The way I’ve always interpreted the song is that the chorus of “shit, damn, motherfucker” is when he blacks out with rage. He sees his lady and his friend and blacks out. He threatens to kill them and he blacks out again. When he comes to this time he realizes what he’s done and he’s already in handcuffs. While the 1995 studio version may not convey that, the live version from the 2000 Voodoo tour tells a different story.
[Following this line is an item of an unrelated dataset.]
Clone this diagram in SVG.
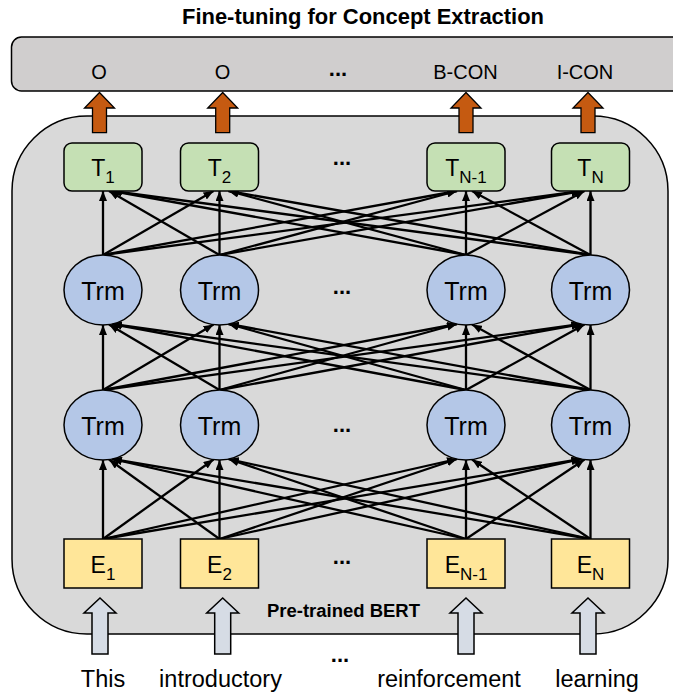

“Shit, Damn, Motherfucker” live at Montreux 2000

While the cold, restrained studio version is entertaining, the unhinged 2000 live version is a more accurate interpretation of the lyrics. The song opens exactly the way it does in previous versions. The verses are still mellow compared to the rest of the song – especially the stripped down third verse, which features D’s falsetto over a bass line and finger snaps – but this time the chorus erupts in to fiery chaos. Lots of electric guitar, D’Angelo screaming, people running in all directions, and general insanity. Backup singer Jack King’s wildly entertaining and soulful “motherfuckers” and Questlove’s drumming highlight the the incredible work The Soultronics are doing on this track. The song ends when D removes one of Questlove’s cymbals from his set and emphatically spikes it on the stage. Kind of surprising that the cymbal doesn’t take an errant bounce and ironically decapitate an audience member. Shit. Damn. You know the rest.

“Shit, Damn, Motherfucker” live in Copenhagen, 2012

For his 2012 European tour D resurrected “SDM” once again with The Vanguard. This time it was a swanky, guitar heavy, painfully slow (in a good way), 6/8 blues jam. Isaiah Sharkey and Jesse Johnson put in amazing guitar work, but it’s D’Angelo on vocals once again that makes this memorable.

Same song. Same exact lyrics. Three completely different interpretations. All brilliant. I wish there was a way to get a studio quality recording of the two live versions, especially the 2012 version. I’m not sure there’s any way to accurately capture what The Soultronics were doing to that song in 2000 on tape. I hope there’s another album, another tour, and another amazing version of “Shit, Damn, Motherfucker.” Don’t let the funny name fool you. This song is a motherfucker.

Where do we go next? When I imagined writing the D’aily one of the reasons I looked forward to it was to bring recognition to some of D’s lesser known classics like “SDM.” What now? I guess we’ll find out tomorrow. Happy Tuesday, y’all.